Tesseract 4.0 version which supports 10+ Indic languages has been released and the results are awesome. There are many possibilities. I thought I must record these for posterity!! Read on:
- Tesseract may be embedded into the scanning machines. Since Google has developed Tesseract and released it as a Free Software (under Apache 2.0 licence), I hope either Google to come out with new age scanners with OCR for Indic languages, or any other company like even HP to come out with Tesseract enabled scanners. The result is direct text files bypassing PDF or JPG file formation, which are the digitisation norms now.
- Tesseract may be developed as an APP and any image could be text-read. I expect this to be a cloud service also for now, as Tesseract needs to learn a lot.
- Indic Language Spellchecker, hitherto a non-starter will get commercial value from now onwards. Spellchecker becomes an important interface between the OCR and the manual proof reading. If language experts / proof readers are PC users, the spellcheckers may even be the last point in proof reading.
- Tesseract may be used in Google goggles, and it will start reading bulletin boards, menu, traffic signboards and translate / transliterate the text, read it in the same language or in a preferred language.
- Bharatavani project’s dictionary may play a pivotal role, if the Governments are interested in developing content in all subjects in Indian languages. This effort, combined with Tesseract OCR has many possibilities in machine learning, content translation etc. In fact, all the dictionary databases can form a mega database and be part of the whole exercise.
- It is true that Google will benefit out of this commercially. But this cannot and should not be the reason for not supporting Tesseract development. Technological inventions cannot be stopped; we have to adopt and grow.
- Tesseract will greatly reduce the dependency on the DTP workforce for digitisation tasks. The DTP people have to upgrade themselves to data cleaning and proofing to some extent, if not language experts.
- Once, say after a decade, text digitisation is over w.r.t. existing image based content, Tesseract OCR would be exclusively applied in signage reading.
- Nations like India suffer from paradoxical situations. We still have new generation illiterates, who can operate smartphones. For them, Google OCR goggle will be helpful. People can read anything including print newspapers (if at all these will exist even then) through lenses and even listen. Text to Speech and Speech to Text tools are already available.
- Already Google has developed well functioning handwriting recognition tool and has embedded in its Gmail Inbox. The same is available in Android smartphone too. Hence, handwriting recognition tools will read everything you write / already written.
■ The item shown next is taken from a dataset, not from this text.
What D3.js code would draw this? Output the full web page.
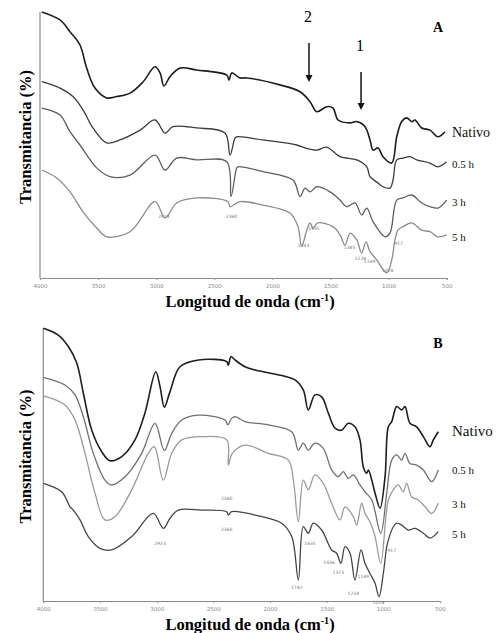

- Text to speech in some tools is upto a satisfactory level, even while IISc is desperately seeking funds to reinvent the wheel! I will come out with more details later, but I am confident that there are tools which are good enough to t est and use.
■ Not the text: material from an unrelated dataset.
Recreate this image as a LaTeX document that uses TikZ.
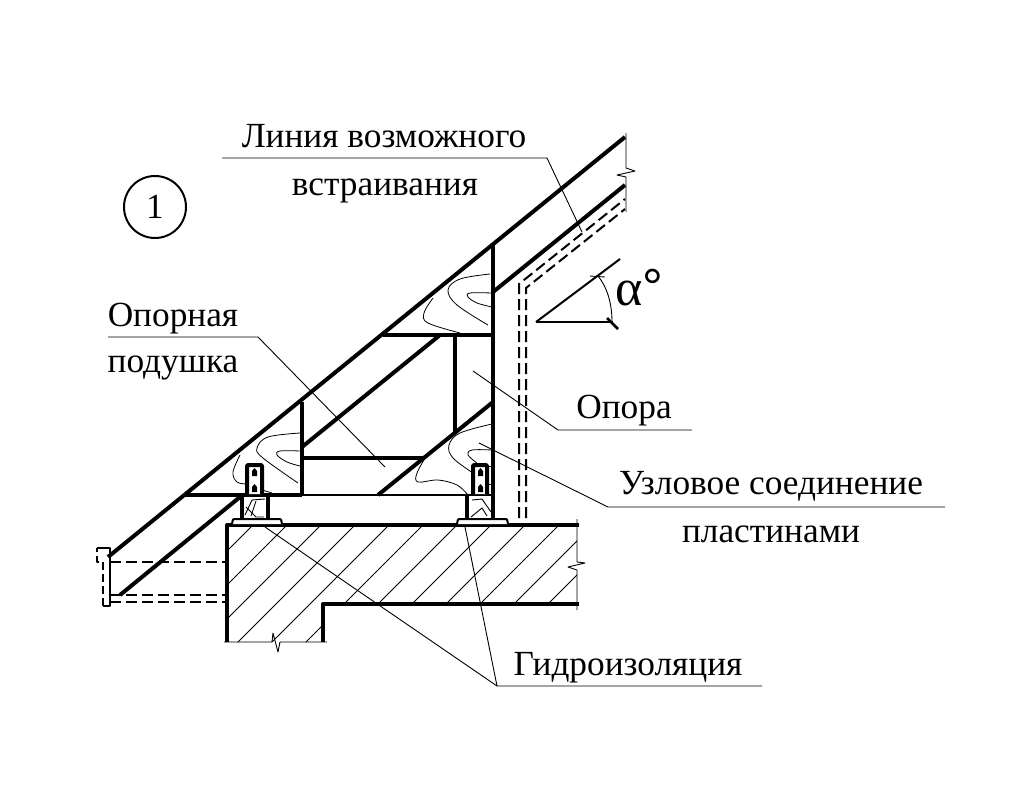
\documentclass[tikz,border=0pt]{standalone}
\usepackage{fontspec}
\setmainfont{Liberation Serif}
\newfontfamily\alphafont{Liberation Sans}
\begin{document}
\begin{tikzpicture}[x = 1pt, y = -1pt, line join = round,
                        bold/.style = {line width = 4pt},
                        medium/.style = {line width = 2pt},
                        thin line/.style = {line width = 0.9pt},
                        hidden/.style = {line width = 2pt, dash pattern = on 11pt off 5pt},
                        label/.style = {anchor = base, font = \fontsize{35.3}{40}\selectfont},
                        grain/.style = {line width = 0.8pt, smooth, tension = 0.6}]
        \useasboundingbox (0,0) rectangle (1012,806);

        % hatching of the slab
        \begin{scope}
        \clip (227,525) -- (577,525) -- (577,604) -- (323,604) -- (323,642) -- (227,642) -- cycle;
        \foreach \c in {0,...,12}
                \draw [thin line] ({778+34*\c-400},400) -- ({778+34*\c-700},700);
        \end{scope}

        % rafter lines
        \draw [bold] (108,557) -- (625,137);
        \draw [bold] (120,595) -- (240,497);
        \draw [bold] (302,447) -- (440,335);
        \draw [bold] (493,292) -- (625,185);
        \draw [bold] (378,495) -- (493,402);

        % truss frame
        \draw [bold] (493,245) -- (493,518);
        \draw [bold] (302,402) -- (302,496);
        \draw [bold] (185,495) -- (302,495);
        \draw [medium] (302,495) -- (493,495);
        \draw [bold] (383,335) -- (493,335);
        \draw [bold] (455,335) -- (455,432);
        \draw [bold] (302,458) -- (424,458);

        % slab outline
        \draw [bold] (227,642) -- (227,525) -- (579,525);
        \draw [bold] (323,642) -- (323,604) -- (579,604);
        \draw [thin line] (224,642) -- (272,642) -- (273,633) -- (278,652) -- (280,642) -- (327,642);
        \draw [thin line] (577,519) -- (577,562) -- (585,563) -- (568,567) -- (577,570) -- (577,610);

        % support blocks and base plates
        \draw [bold] (242,497) -- (242,519);
        \draw [bold] (268,497) -- (268,519);
        \draw [bold] (467,495) -- (467,519);
        \draw [medium, rounded corners = 1pt, fill = white] (232,524) -- (233,519) -- (281,519) -- (282,524);
        \draw [medium, rounded corners = 1pt, fill = white] (457,524) -- (458,519) -- (507,519) -- (508,524);

        % wood in the support blocks
        \draw [thin line] (245,515) -- (252,500) -- (265,499);
        \draw [thin line] (246,507) -- (256,517) -- (264,517);
        \draw [thin line] (256,501) -- (251,516);
        \draw [thin line] (472,500) -- (482,499) -- (491,512);
        \draw [thin line] (471,517) -- (482,508) -- (487,516);

        % connector plates
        \draw [bold, rounded corners = 1pt, fill = white] (247,494) -- (247,465) -- (262,465) -- (262,494);
        \draw [bold, rounded corners = 1pt, fill = white] (473,494) -- (473,465) -- (487,465) -- (487,494);
        \fill (252,476) -- (252,471) -- (254.5,468) -- (257,471) -- (257,476) -- cycle;
        \fill (252,492) -- (252,487) -- (254.5,484) -- (257,487) -- (257,492) -- cycle;
        \fill (478,476) -- (478,471) -- (480.5,468) -- (483,471) -- (483,476) -- cycle;
        \fill (478,492) -- (478,487) -- (480.5,484) -- (483,487) -- (483,492) -- cycle;

        % grain near the left joint
        \draw [grain] plot coordinates {(240,455) (233,472) (237,482) (247,484)};
        \draw [grain] (262,490) -- (272,493);
        \draw [grain] plot coordinates {(300,433) (268,437) (257,448) (263,458) (298,483)};
        \draw [grain] plot coordinates {(300,451) (280,451) (277,455) (287,462) (300,466)};

        % grain near the upper joint
        \draw [grain] plot coordinates {(433,298) (424,313) (428,323) (460,333)};
        \draw [grain] plot coordinates {(490,274) (460,279) (448,290) (457,305) (488,325)};
        \draw [grain] plot coordinates {(492,293) (470,293) (468,297) (477,303) (492,307)};

        % grain near the right joint
        \draw [grain] plot coordinates {(427,455) (417,473) (418,482) (438,480) (457,485) (468,495)};
        \draw [grain] plot coordinates {(492,424) (460,433) (449,445) (453,458) (473,473)};
        \draw [grain] plot coordinates {(492,450) (472,450) (468,455) (477,463)};
        \draw [grain] (487,466) -- (492,467);
        \draw [grain] (487,485) -- (492,484);

        % dashed lining under the roof
        \draw [hidden] (519,518) -- (519,284) -- (625,199);
        \draw [hidden] (526,518) -- (526,288) -- (625,209);
        \draw [thin line] (626,133) -- (626,168) -- (635,171) -- (617,175) -- (626,177) -- (626,212);

        % eave board
        \draw [medium] (97,548) -- (110,548) -- (110,606) -- (103,606);
        \draw [hidden, dash pattern = on 8pt off 4pt] (103,606) -- (103,562) -- (97,562) -- (97,548);
        \draw [hidden] (110,562) -- (227,562);
        \draw [hidden] (110,595) -- (227,595);
        \draw [hidden] (110,602) -- (227,602);

        % angle mark
        \coordinate (A0) at (536,322);
        \draw [medium] (A0) -- (620,259);
        \draw [medium] (A0) -- (613,322);
        \draw [line width = 2.5pt] (607,318) -- (618,329);
        \draw [thin line] (590,276) -- (605,277);
        \draw [thin line] (598,276) .. controls (607,287) and (612,303) .. (612,322);
        \node [anchor = base west, inner sep = 0pt, font = \fontsize{52}{56}\selectfont] (alpha) at (615,305) {α\alphafont°};

        % number
        \node [circle, draw, line width = 2pt, minimum size = 62pt, inner sep = 0pt, font = \fontsize{35.3}{40}\selectfont] (num) at (155,207) {1};

        % labels
        \node [label] (T1) at (384,147) {Линия возможного};
        \node [label] (T2) at (385,195) {встраивания};
        \node [label] (T3) at (173,326) {Опорная};
        \node [label] (T4) at (173,372) {подушка};
        \node [label] (T5) at (624,418) {Опора};
        \node [label] (T6) at (771,494) {Узловое соединение};
        \node [label] (T7) at (771,542) {пластинами};
        \node [label] (T8) at (628,675) {Гидроизоляция};

        % leaders
        \draw [thin line] (222,158) -- (547,158) -- (582,232);
        \draw [thin line] (108,337) -- (258,337) -- (385,467);
        \draw [thin line] (692,430) -- (558,430) -- (473,371);
        \draw [thin line] (945,507) -- (608,507) -- (479,443);
        \draw [thin line] (762,686) -- (497,686) -- (465,527);
        \draw [thin line] (497,686) -- (265,527);
\end{tikzpicture}
\end{document}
TESSERACT INSTALLATION AND USAGE GUIDELINES
- Download Tesseract for Windows from the following link: https://github.com/UB-Mannheim/tesseract/wiki
- Here go down to the paragraph which says
======================================================
The latest installers can be downloaded here: tesseract-ocr-setup-3.05.02-20180621.exe, tesseract-ocr-w32-setup-v4.0.0.20181030.exe (32 bit) and tesseract-ocr-w64-setup-v4.0.0.20181030.exe (64 bit). There are also older versions available.
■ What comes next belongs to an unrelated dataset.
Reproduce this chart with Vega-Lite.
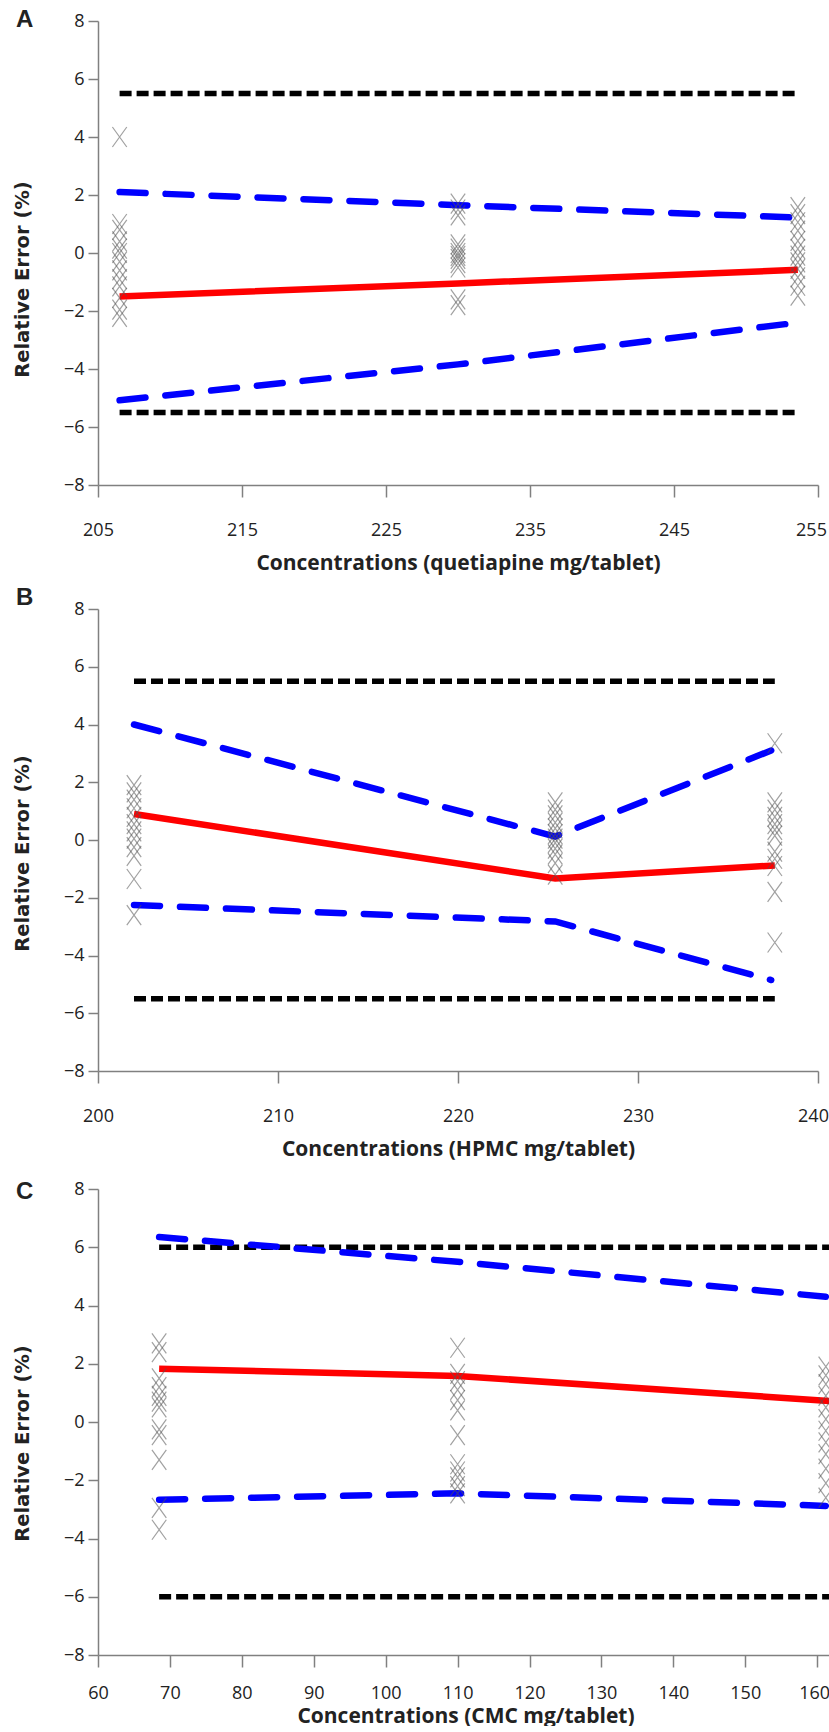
{
  "$schema": "https://vega.github.io/schema/vega-lite/v6.json",
  "padding": {"left": 12, "top": 8, "right": 0, "bottom": 0},
  "background": "white",
  "config": {
    "view": {"stroke": null},
    "axis": {
      "grid": false,
      "domainColor": "#808080",
      "domainWidth": 1.5,
      "tickColor": "#808080",
      "tickWidth": 1.5,
      "labelFont": "Open Sans",
      "labelFontSize": 18,
      "labelColor": "#222222",
      "titleColor": "#222222",
      "labelFlush": false,
      "labelOverlap": false
    },
    "axisX": {
      "tickSize": 12,
      "labelPadding": 24,
      "titleFont": "Open Sans",
      "titleFontSize": 21,
      "titleFontWeight": "bold",
      "titlePadding": 13
    },
    "axisY": {
      "tickSize": 10,
      "labelPadding": 4,
      "titleFont": "DejaVu Sans",
      "titleFontSize": 19.5,
      "titleFontWeight": "bold",
      "titlePadding": 31
    },
    "title": {
      "font": "Liberation Sans",
      "fontSize": 24,
      "fontWeight": "bold",
      "anchor": "start",
      "frame": "group",
      "color": "#222222",
      "baseline": "alphabetic",
      "offset": 0
    }
  },
  "datasets": {
    "linesA": [
      {"s": "limU", "x": 206.5, "y": 5.5}, {"s": "limU", "x": 253.6, "y": 5.5},
      {"s": "limL", "x": 206.5, "y": -5.5}, {"s": "limL", "x": 253.6, "y": -5.5},
      {"s": "ciU", "x": 206.5, "y": 2.1}, {"s": "ciU", "x": 230.0, "y": 1.65}, {"s": "ciU", "x": 253.6, "y": 1.22},
      {"s": "ciL", "x": 206.5, "y": -5.08}, {"s": "ciL", "x": 230.0, "y": -3.84}, {"s": "ciL", "x": 253.6, "y": -2.4},
      {"s": "mean", "x": 206.5, "y": -1.5}, {"s": "mean", "x": 230.0, "y": -1.05}, {"s": "mean", "x": 253.6, "y": -0.58}
    ],
    "ptsA": [
      {"x": 206.5, "y": 4.0}, {"x": 206.5, "y": 1.0}, {"x": 206.5, "y": 0.8}, {"x": 206.5, "y": 0.4},
      {"x": 206.5, "y": 0.15}, {"x": 206.5, "y": 0.0}, {"x": 206.5, "y": -0.3}, {"x": 206.5, "y": -0.6},
      {"x": 206.5, "y": -0.9}, {"x": 206.5, "y": -1.15}, {"x": 206.5, "y": -1.55}, {"x": 206.5, "y": -1.95},
      {"x": 206.5, "y": -2.2},
      {"x": 230.0, "y": 1.7}, {"x": 230.0, "y": 1.5}, {"x": 230.0, "y": 1.3}, {"x": 230.0, "y": 0.3},
      {"x": 230.0, "y": 0.15}, {"x": 230.0, "y": 0.0}, {"x": 230.0, "y": -0.1}, {"x": 230.0, "y": -0.2},
      {"x": 230.0, "y": -0.35}, {"x": 230.0, "y": -0.5}, {"x": 230.0, "y": -1.6}, {"x": 230.0, "y": -1.8},
      {"x": 253.6, "y": 1.58}, {"x": 253.6, "y": 1.34}, {"x": 253.6, "y": 1.06}, {"x": 253.6, "y": 0.77},
      {"x": 253.6, "y": 0.42}, {"x": 253.6, "y": 0.14}, {"x": 253.6, "y": -0.09}, {"x": 253.6, "y": -0.32},
      {"x": 253.6, "y": -0.55}, {"x": 253.6, "y": -0.84}, {"x": 253.6, "y": -1.13}, {"x": 253.6, "y": -1.47}
    ],
    "linesB": [
      {"s": "limU", "x": 202.0, "y": 5.5}, {"s": "limU", "x": 237.6, "y": 5.5},
      {"s": "limL", "x": 202.0, "y": -5.5}, {"s": "limL", "x": 237.6, "y": -5.5},
      {"s": "ciU", "x": 202.0, "y": 4.0}, {"s": "ciU", "x": 225.4, "y": 0.12}, {"s": "ciU", "x": 237.4, "y": 3.1},
      {"s": "ciL", "x": 202.0, "y": -2.25}, {"s": "ciL", "x": 225.4, "y": -2.82}, {"s": "ciL", "x": 237.4, "y": -4.85},
      {"s": "mean", "x": 202.0, "y": 0.9}, {"s": "mean", "x": 225.4, "y": -1.33}, {"s": "mean", "x": 237.6, "y": -0.88}
    ],
    "ptsB": [
      {"x": 202.0, "y": 1.9}, {"x": 202.0, "y": 1.65}, {"x": 202.0, "y": 1.4}, {"x": 202.0, "y": 1.1},
      {"x": 202.0, "y": 0.8}, {"x": 202.0, "y": 0.55}, {"x": 202.0, "y": 0.3}, {"x": 202.0, "y": 0.05},
      {"x": 202.0, "y": -0.25}, {"x": 202.0, "y": -0.55}, {"x": 202.0, "y": -1.35}, {"x": 202.0, "y": -2.6},
      {"x": 225.4, "y": 1.3}, {"x": 225.4, "y": 1.05}, {"x": 225.4, "y": 0.85}, {"x": 225.4, "y": 0.6},
      {"x": 225.4, "y": 0.4}, {"x": 225.4, "y": 0.2}, {"x": 225.4, "y": 0.05}, {"x": 225.4, "y": -0.1},
      {"x": 225.4, "y": -0.3}, {"x": 225.4, "y": -0.5}, {"x": 225.4, "y": -0.8}, {"x": 225.4, "y": -1.2},
      {"x": 237.6, "y": 3.35}, {"x": 237.6, "y": 1.3}, {"x": 237.6, "y": 1.05}, {"x": 237.6, "y": 0.8},
      {"x": 237.6, "y": 0.55}, {"x": 237.6, "y": 0.35}, {"x": 237.6, "y": 0.15}, {"x": 237.6, "y": -0.4},
      {"x": 237.6, "y": -0.65}, {"x": 237.6, "y": -0.9}, {"x": 237.6, "y": -1.8}, {"x": 237.6, "y": -3.55}
    ],
    "linesC": [
      {"s": "limU", "x": 68.5, "y": 6.0}, {"s": "limU", "x": 162.2, "y": 6.0},
      {"s": "limL", "x": 68.5, "y": -6.0}, {"s": "limL", "x": 162.2, "y": -6.0},
      {"s": "ciU", "x": 68.5, "y": 6.35}, {"s": "ciU", "x": 110.0, "y": 5.5}, {"s": "ciU", "x": 161.2, "y": 4.3},
      {"s": "ciL", "x": 68.5, "y": -2.67}, {"s": "ciL", "x": 110.0, "y": -2.45}, {"s": "ciL", "x": 161.2, "y": -2.88},
      {"s": "mean", "x": 68.5, "y": 1.83}, {"s": "mean", "x": 110.0, "y": 1.58}, {"s": "mean", "x": 161.8, "y": 0.72}
    ],
    "ptsC": [
      {"x": 68.5, "y": 2.7}, {"x": 68.5, "y": 2.4}, {"x": 68.5, "y": 1.5}, {"x": 68.5, "y": 1.2},
      {"x": 68.5, "y": 0.9}, {"x": 68.5, "y": 0.7}, {"x": 68.5, "y": 0.5}, {"x": 68.5, "y": -0.25},
      {"x": 68.5, "y": -0.45}, {"x": 68.5, "y": -1.3}, {"x": 68.5, "y": -2.95}, {"x": 68.5, "y": -3.7},
      {"x": 110.0, "y": 2.55}, {"x": 110.0, "y": 1.65}, {"x": 110.0, "y": 1.4}, {"x": 110.0, "y": 1.1},
      {"x": 110.0, "y": 0.75}, {"x": 110.0, "y": 0.4}, {"x": 110.0, "y": -0.45}, {"x": 110.0, "y": -1.45},
      {"x": 110.0, "y": -1.7}, {"x": 110.0, "y": -1.9}, {"x": 110.0, "y": -2.2}, {"x": 110.0, "y": -2.45},
      {"x": 161.2, "y": 1.9}, {"x": 161.2, "y": 1.6}, {"x": 161.2, "y": 1.3}, {"x": 161.2, "y": 0.9},
      {"x": 161.2, "y": 0.5}, {"x": 161.2, "y": 0.1}, {"x": 161.2, "y": -0.3}, {"x": 161.2, "y": -0.7},
      {"x": 161.2, "y": -1.1}, {"x": 161.2, "y": -1.6}, {"x": 161.2, "y": -2.1}, {"x": 161.2, "y": -2.6}
    ]
  },
  "spacing": 13,
  "vconcat": [
    {
      "width": 720,
      "height": 464,
      "title": {"text": "A", "dx": -82, "dy": 24},
      "encoding": {
        "x": {"field": "x", "type": "quantitative", "scale": {"domain": [205, 255], "nice": false, "zero": false},
              "axis": {"values": [205, 215, 225, 235, 245, 255], "title": "Concentrations (quetiapine mg/tablet)",
                       "labelOffset": {"condition": {"test": "datum.value === 255", "value": -7}, "value": 0}}},
        "y": {"field": "y", "type": "quantitative", "scale": {"domain": [-8, 8], "nice": false},
              "axis": {"values": [-8, -6, -4, -2, 0, 2, 4, 6, 8], "title": "Relative Error (%)", "titleY": 258}}
      },
      "layer": [
        {"data": {"name": "linesA"}, "transform": [{"filter": "datum.s === 'limU' || datum.s === 'limL'"}],
         "mark": {"type": "line", "color": "#000000", "strokeWidth": 5.5, "strokeDash": [12, 5], "clip": true},
         "encoding": {"detail": {"field": "s"}}},
        {"data": {"name": "linesA"}, "transform": [{"filter": "datum.s === 'ciU' || datum.s === 'ciL'"}],
         "mark": {"type": "line", "color": "#0000FF", "strokeWidth": 6.5, "strokeDash": [26, 20], "strokeCap": "round", "clip": true},
         "encoding": {"detail": {"field": "s"}}},
        {"data": {"name": "linesA"}, "transform": [{"filter": "datum.s === 'mean'"}],
         "mark": {"type": "line", "color": "#FF0000", "strokeWidth": 6.5, "clip": true},
         "encoding": {}},
        {"data": {"name": "ptsA"},
         "mark": {"type": "point", "shape": "M-0.72,-1L0.72,1M0.72,-1L-0.72,1", "size": 400, "filled": false, "stroke": "#555555", "strokeWidth": 1.2, "opacity": 0.55, "clip": true},
         "encoding": {}}
      ]
    },
    {
      "spacing": 21,
      "vconcat": [
        {
          "width": 720,
          "height": 462,
          "title": {"text": "B", "dx": -82, "dy": 14},
          "encoding": {
            "x": {"field": "x", "type": "quantitative", "scale": {"domain": [200, 240], "nice": false, "zero": false},
                  "axis": {"values": [200, 210, 220, 230, 240], "title": "Concentrations (HPMC mg/tablet)",
                           "labelOffset": {"condition": {"test": "datum.value === 240", "value": -5}, "value": 0}}},
            "y": {"field": "y", "type": "quantitative", "scale": {"domain": [-8, 8], "nice": false},
                  "axis": {"values": [-8, -6, -4, -2, 0, 2, 4, 6, 8], "title": "Relative Error (%)", "titleY": 244}}
          },
          "layer": [
            {"data": {"name": "linesB"}, "transform": [{"filter": "datum.s === 'limU' || datum.s === 'limL'"}],
             "mark": {"type": "line", "color": "#000000", "strokeWidth": 5.5, "strokeDash": [12, 5], "clip": true},
             "encoding": {"detail": {"field": "s"}}},
            {"data": {"name": "linesB"}, "transform": [{"filter": "datum.s === 'ciU' || datum.s === 'ciL'"}],
             "mark": {"type": "line", "color": "#0000FF", "strokeWidth": 6.5, "strokeDash": [26, 20], "strokeCap": "round", "clip": true},
             "encoding": {"detail": {"field": "s"}}},
            {"data": {"name": "linesB"}, "transform": [{"filter": "datum.s === 'mean'"}],
             "mark": {"type": "line", "color": "#FF0000", "strokeWidth": 6.5, "clip": true},
             "encoding": {}},
            {"data": {"name": "ptsB"},
             "mark": {"type": "point", "shape": "M-0.72,-1L0.72,1M0.72,-1L-0.72,1", "size": 400, "filled": false, "stroke": "#555555", "strokeWidth": 1.2, "opacity": 0.55, "clip": true},
             "encoding": {}}
          ]
        },
        {
          "width": 735,
          "height": 466,
          "title": {"text": "C", "dx": -82, "dy": 28},
          "encoding": {
            "x": {"field": "x", "type": "quantitative", "scale": {"domain": [60, 162.2], "nice": false, "zero": false},
                  "axis": {"values": [60, 70, 80, 90, 100, 110, 120, 130, 140, 150, 160], "title": "Concentrations (CMC mg/tablet)", "labelPadding": 17, "titlePadding": 3,
                           "labelOffset": {"condition": {"test": "datum.value === 160", "value": -3}, "value": 0}}},
            "y": {"field": "y", "type": "quantitative", "scale": {"domain": [-8, 8], "nice": false},
                  "axis": {"values": [-8, -6, -4, -2, 0, 2, 4, 6, 8], "title": "Relative Error (%)", "titleY": 254}}
          },
          "layer": [
            {"data": {"name": "linesC"}, "transform": [{"filter": "datum.s === 'limU' || datum.s === 'limL'"}],
             "mark": {"type": "line", "color": "#000000", "strokeWidth": 5.5, "strokeDash": [12, 5], "clip": true},
             "encoding": {"detail": {"field": "s"}}},
            {"data": {"name": "linesC"}, "transform": [{"filter": "datum.s === 'ciU' || datum.s === 'ciL'"}],
             "mark": {"type": "line", "color": "#0000FF", "strokeWidth": 6.5, "strokeDash": [26, 20], "strokeCap": "round", "clip": true},
             "encoding": {"detail": {"field": "s"}}},
            {"data": {"name": "linesC"}, "transform": [{"filter": "datum.s === 'mean'"}],
             "mark": {"type": "line", "color": "#FF0000", "strokeWidth": 6.5, "clip": true},
             "encoding": {}},
            {"data": {"name": "ptsC"},
             "mark": {"type": "point", "shape": "M-0.72,-1L0.72,1M0.72,-1L-0.72,1", "size": 400, "filled": false, "stroke": "#555555", "strokeWidth": 1.2, "opacity": 0.55, "clip": true},
             "encoding": {}}
          ]
        }
      ]
    }
  ]
}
======================================================
- Select your version (32 bit or 64 bit)
- Download and install the software. While installing it asks for downloading languages libraries. Choose all Indian languages.
- Now visit the Youtube page: https://www.youtube.com/watch?v=rSKYTefQv5g and do the Windows Environment variable changes as per the video.
- Open Windows PowerShell and check if it is working fine. The Youtube refers to the Help file. But you can check with a simple command line tesseract.exe
- This will complete the installation process.
USAGE
- I have used the following help pages to create my own BAT file to execute. https://digitalaladore.wordpress.com/2014/11/17/using-tesseract-via-command-line/
- https://stackoverflow.com/questions/31680193/how-to-tesseract-multiple-files-in-the-same-folder-from-command-prompt
- The first one refers multipages, but not multi languages. I have added this string in the following BAT file script:
Creating a BAT FILE (No line space, though this looks it has line spaces)
==========================================================
@Echo off
Set _SourcePath=C:\Users\sudarshana\Desktop\TEST3BVP\*.tif
Set _OutputPath=C:\Users\sudarshana\Desktop\TEST3BVP\
Set _Tesseract=”C:\Program Files (x86)\Tesseract-OCR\tesseract.exe”
For %%A in (%_SourcePath%) Do Echo Converting %%A…&%_Tesseract% %%A %_OutputPath%%%~nA -l kan+eng
Set “_SourcePath=”
Set “_OutputPath=”
Set “_Tesseract=”
===========================================================
- See the red coloured PATH. Replace the related path with your file path. To do this, open the folder in Windows Explorer and click on the address bar, it will convert into a path string. Copy it and paste it here in the place of red lines.
- Save this TXT file as a BAT file. To do this, Select Save as > (save as type)All files> and name the file with end text as “.bat” (without quotes)
- Check if you have written the language code properly in the output path. The above example has kan+eng. It means Kannada and English. But there are other language codes. Use them.